Michael J. Sandel’s “What Isn’t For Sale?”
by Paul Lai
In the April 2012 issue of The Atlantic, political philosopher Michael J. Sandel published an essay “What Isn’t For Sale?” based on his book What Money Can’t Buy: The Moral Limits of Markets (FSG, 2012). The essay lays out some startling numbers about the range of things up for sale these days and discusses the dangers of privatizing the public good:
Why worry that we are moving toward a society in which everything is up for sale?
For two reasons. One is about inequality, the other about corruption. First, consider inequality. In a society where everything is for sale, life is harder for those of modest means. The more money can buy, the more affluence—or the lack of it—matters. If the only advantage of affluence were the ability to afford yachts, sports cars, and fancy vacations, inequalities of income and wealth would matter less than they do today. But as money comes to buy more and more, the distribution of income and wealth looms larger.
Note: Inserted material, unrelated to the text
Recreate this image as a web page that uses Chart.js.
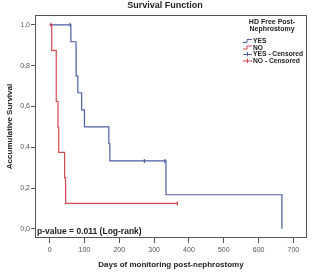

The second reason we should hesitate to put everything up for sale is more difficult to describe. It is not about inequality and fairness but about the corrosive tendency of markets. Putting a price on the good things in life can corrupt them. That’s because markets don’t only allocate goods; they express and promote certain attitudes toward the goods being exchanged. Paying kids to read books might get them to read more, but might also teach them to regard reading as a chore rather than a source of intrinsic satisfaction. Hiring foreign mercenaries to fight our wars might spare the lives of our citizens, but might also corrupt the meaning of citizenship.
I’m curious to read the book and am interested in how he defines “morals” in the context of the public good.